As to para 278(vi) above regarding allegations of mistreatment by Iraqi who were forcibly returned to Iraq, while some concern was expressed regarding the length of detention in Iraq on return and the condition of the detention facilities, the Upper Tribunal did not consider that this demonstrated that enforced Iraqi returnees were likely to experience ill-treatment in the course of the returns process (para. 270).

Case Management Guidelines for Country Guidance cases

The appeals almost did not take place. A few days before the hearing one of the legal parties sought to withdraw their appeal due to an unfavourable expert report, which meant that they could no longer claim public funds as the prospects of success were lower than 50%. Also, several of the appellants withdrew instructions.
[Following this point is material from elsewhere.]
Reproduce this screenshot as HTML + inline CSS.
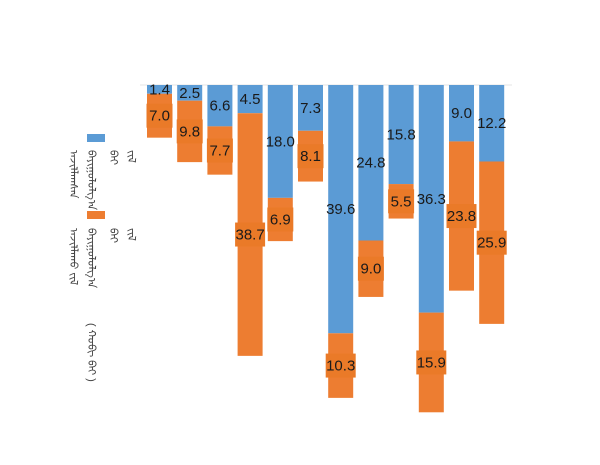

However, the Upper Tribunal strongly criticising the handling of the case by the appellants’ representatives, and stated that “the present appeals had long been designated to give guidance on circumstances where hundreds of case before the Tribunal and the higher courts have been stayed awaiting a judicial assessment of the risk in Iraq applying Article 15(c)”.

It was therefore in the public interest to proceed with the appeals, even though the appellants were not represented. The Upper Tribunal then provided a list of directions that should be used for the case management of country guidance cases in the future so as to prevent a repetition of the situation (see para. 52).